Es gibt eine Reihe von Kommentaren dazu, die ich hier kurz zusammenfassend darstelle. Der Garten Eden wird auch Olam HaNischmoth genannt, also „Welt der Seelen“. Mit der „späteren“ Vertreibung des in Mann und Frau geteilten Menschen bleiben die Seelen dort ohne Körper zurück. Zunächst aber ist dort der Mensch eine absolute Einheit und Harmonie aus Geist, Seele und Körper. In diesem Zustand braucht es keinen Imperativ, niemand muss Befehle erteilen, wenn ein Mensch in Harmonie lebt. Es tut sich dann von selbst. Erst wenn das Gleichgewicht kippt, kommt es zu Ausgleichsbewegungen, die sich durch Be- oder Entlastungen im Leben zeigen. Das hebräische Eden (עדן) bedeutet, je nach Aussprache, auch verfeinern, veredeln, verwöhnen und verzärteln.
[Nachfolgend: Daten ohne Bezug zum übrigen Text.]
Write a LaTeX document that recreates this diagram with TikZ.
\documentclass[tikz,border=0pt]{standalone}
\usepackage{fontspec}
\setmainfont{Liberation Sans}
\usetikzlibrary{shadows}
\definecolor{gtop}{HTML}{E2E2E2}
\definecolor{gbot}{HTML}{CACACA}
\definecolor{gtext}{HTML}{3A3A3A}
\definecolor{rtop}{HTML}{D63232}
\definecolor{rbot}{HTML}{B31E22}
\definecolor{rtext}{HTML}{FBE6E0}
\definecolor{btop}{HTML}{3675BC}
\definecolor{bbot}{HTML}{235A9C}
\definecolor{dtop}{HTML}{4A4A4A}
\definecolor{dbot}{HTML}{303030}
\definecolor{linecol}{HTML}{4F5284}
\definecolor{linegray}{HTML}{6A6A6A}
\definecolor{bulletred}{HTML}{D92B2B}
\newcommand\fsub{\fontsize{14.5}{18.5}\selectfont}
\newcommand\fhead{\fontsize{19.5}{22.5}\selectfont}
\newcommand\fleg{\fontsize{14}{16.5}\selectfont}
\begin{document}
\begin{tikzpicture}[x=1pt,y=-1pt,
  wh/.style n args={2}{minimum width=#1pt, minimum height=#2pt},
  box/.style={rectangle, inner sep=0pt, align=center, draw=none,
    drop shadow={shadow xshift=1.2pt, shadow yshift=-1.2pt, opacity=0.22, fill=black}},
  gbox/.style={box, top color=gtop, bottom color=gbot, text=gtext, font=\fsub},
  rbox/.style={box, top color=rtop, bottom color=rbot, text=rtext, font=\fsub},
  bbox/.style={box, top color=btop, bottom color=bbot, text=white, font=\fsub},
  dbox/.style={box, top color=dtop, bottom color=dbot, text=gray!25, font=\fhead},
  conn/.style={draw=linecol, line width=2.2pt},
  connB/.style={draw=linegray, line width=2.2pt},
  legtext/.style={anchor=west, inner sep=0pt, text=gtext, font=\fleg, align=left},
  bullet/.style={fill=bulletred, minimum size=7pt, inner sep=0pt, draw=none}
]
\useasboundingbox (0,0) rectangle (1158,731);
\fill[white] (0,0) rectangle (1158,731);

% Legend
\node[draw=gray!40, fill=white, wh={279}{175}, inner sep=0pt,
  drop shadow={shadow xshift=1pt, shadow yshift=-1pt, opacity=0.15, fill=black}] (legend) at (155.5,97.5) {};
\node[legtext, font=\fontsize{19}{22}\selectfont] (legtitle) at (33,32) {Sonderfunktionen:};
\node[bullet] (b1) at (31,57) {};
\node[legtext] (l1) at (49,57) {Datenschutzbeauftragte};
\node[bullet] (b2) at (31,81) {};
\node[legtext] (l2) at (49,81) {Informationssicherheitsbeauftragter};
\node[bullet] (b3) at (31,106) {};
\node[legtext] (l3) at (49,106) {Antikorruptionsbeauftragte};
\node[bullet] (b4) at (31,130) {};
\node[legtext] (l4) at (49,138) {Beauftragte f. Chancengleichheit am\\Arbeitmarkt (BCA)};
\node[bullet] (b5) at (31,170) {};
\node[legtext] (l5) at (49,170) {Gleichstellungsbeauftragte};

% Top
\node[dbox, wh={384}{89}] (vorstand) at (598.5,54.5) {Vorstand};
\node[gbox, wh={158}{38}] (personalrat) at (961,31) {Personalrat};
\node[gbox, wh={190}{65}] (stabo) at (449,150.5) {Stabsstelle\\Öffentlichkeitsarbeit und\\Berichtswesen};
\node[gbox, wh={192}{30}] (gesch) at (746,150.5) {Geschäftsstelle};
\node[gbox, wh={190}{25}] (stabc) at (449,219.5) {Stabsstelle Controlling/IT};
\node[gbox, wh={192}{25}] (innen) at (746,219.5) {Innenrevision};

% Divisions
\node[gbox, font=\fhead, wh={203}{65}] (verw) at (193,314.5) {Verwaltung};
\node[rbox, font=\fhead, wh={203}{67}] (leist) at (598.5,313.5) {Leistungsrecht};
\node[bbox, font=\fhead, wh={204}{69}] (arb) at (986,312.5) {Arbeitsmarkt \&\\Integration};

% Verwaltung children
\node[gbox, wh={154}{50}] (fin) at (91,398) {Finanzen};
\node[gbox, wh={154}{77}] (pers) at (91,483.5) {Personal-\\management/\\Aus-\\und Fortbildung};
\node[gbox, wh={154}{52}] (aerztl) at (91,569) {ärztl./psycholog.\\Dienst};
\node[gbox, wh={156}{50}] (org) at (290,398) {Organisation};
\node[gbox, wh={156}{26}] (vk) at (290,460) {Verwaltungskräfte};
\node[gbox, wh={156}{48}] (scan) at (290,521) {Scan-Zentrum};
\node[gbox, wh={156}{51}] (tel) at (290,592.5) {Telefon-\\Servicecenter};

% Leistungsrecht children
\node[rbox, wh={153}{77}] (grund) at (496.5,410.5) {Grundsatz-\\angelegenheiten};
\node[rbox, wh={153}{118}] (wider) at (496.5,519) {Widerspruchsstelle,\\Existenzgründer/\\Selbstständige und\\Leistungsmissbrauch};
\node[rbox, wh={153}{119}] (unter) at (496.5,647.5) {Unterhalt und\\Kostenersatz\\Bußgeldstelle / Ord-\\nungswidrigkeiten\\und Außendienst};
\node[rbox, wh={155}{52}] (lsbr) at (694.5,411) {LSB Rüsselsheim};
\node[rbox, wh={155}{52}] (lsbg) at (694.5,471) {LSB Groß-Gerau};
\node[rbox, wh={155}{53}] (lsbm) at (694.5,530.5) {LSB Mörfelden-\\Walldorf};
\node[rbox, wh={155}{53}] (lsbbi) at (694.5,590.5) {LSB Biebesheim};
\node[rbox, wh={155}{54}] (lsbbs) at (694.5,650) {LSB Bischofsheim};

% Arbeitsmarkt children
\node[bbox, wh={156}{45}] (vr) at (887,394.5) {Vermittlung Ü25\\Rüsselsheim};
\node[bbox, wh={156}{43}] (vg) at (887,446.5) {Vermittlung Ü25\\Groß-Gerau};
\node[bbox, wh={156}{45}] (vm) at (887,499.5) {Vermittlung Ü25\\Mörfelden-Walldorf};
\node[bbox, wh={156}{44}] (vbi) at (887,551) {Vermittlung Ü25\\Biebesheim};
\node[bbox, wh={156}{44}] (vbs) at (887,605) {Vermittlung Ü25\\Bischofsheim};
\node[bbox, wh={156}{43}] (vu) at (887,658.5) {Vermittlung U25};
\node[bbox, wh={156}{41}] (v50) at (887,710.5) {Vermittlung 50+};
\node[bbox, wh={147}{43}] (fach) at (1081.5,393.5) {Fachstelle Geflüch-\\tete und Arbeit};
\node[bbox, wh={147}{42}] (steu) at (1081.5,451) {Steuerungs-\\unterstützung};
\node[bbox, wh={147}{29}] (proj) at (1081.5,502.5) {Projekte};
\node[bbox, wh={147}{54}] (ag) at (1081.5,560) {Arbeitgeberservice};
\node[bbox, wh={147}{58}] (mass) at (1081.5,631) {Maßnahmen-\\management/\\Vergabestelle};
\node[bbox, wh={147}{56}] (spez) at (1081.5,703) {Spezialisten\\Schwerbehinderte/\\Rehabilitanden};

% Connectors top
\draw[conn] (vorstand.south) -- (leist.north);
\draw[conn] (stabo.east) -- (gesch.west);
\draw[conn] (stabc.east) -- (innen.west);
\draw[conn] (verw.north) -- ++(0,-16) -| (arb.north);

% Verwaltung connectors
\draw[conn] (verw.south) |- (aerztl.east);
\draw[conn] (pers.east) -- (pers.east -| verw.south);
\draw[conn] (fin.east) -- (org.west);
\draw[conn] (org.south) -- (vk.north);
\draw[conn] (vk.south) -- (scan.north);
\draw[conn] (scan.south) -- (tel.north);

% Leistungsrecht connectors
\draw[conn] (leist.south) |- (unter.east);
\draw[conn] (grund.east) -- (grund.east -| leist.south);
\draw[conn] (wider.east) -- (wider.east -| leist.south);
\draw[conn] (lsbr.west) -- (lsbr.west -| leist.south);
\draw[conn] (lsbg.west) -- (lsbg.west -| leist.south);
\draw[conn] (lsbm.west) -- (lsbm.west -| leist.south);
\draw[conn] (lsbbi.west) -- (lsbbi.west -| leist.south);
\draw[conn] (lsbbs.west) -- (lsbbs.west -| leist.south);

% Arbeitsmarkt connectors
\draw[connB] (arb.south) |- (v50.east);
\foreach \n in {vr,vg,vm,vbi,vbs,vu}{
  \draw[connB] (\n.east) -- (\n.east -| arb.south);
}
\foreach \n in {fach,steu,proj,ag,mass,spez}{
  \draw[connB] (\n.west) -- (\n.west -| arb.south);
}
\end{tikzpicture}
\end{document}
Was im Garten Eden, in der Welt der Seelen, wächst, wird durch das Ewige veredelt und bekommt dadurch einen sehr lieblichen Charakter. Wenn der Mensch ohne Berechnung, ohne dass ihm jemand ständig hinterherlaufen oder ihn gar treten muss, ganz von sich aus handelt, weil er der stillen Stimme der Seele Gehör schenkt, wird sein Tun etwas vom Glanz des Unvergänglichen bekommen.
Es heißt auch, dass es im Garten Eden keine Fliegen oder sonstiges Ungeziefer gab. Lieblichkeit und Wonne umgibt den, dessen Geist, Seele und Leib ganz und ohne jeglichen Vorwurf bewahrt wird (1. Thess. 5:23). Worin? Im Achten, im Messias.

Friedrich Weinreb sagt dazu: Das Wort Eden impliziert in seiner Wurzel „ed“, das Ewige in der Zeit. „Ed“ ist schließlich ein Ausdruck für Zeit, der mit der ‚Schluss-Nun‘ geschlossen tatsächlich die Einheit, das Ewige in der Zeit darstellt.

Die drei Zeichen des Wortes kann man auch als das Wissen (דע) gebunden an die 50 (ן) lesen, somit ist es das Wissen, das seine Wurzeln nicht in der Wahrnehmung hat, sondern im Zustand der Salbung mitkommt, sich also mit dem Leben verbindet und bezeugt werden kann. Ed (עד), ist auch ein Zeuge.
Daraus ergibt sich, dass man den Baum der Erkenntnis Gott überlässt, weil nur ihm das wahre Urteil zusteht. Das richtige Bebauen und Hüten ist immer auf das Unvergängliche ausgerichtet und geschieht nie auf Kosten der Seele. Die beiden He (ה) sollen den Menschen an die beiden He im Namen Gottes (יהוה) in der Eigenschaft der Barmherzigkeit erinnern, die gerne verwöhnt und das Beste gönnt.
Die Seele interessiert sich gleichwie die Vögel nicht für das Säen und Ernten eines Ackermannes (Matth. 6:26). Sie bezieht ihre Nahrung vom himmlischen Vater, der auch den Garten Eden pflanzte (Gen. 2:8).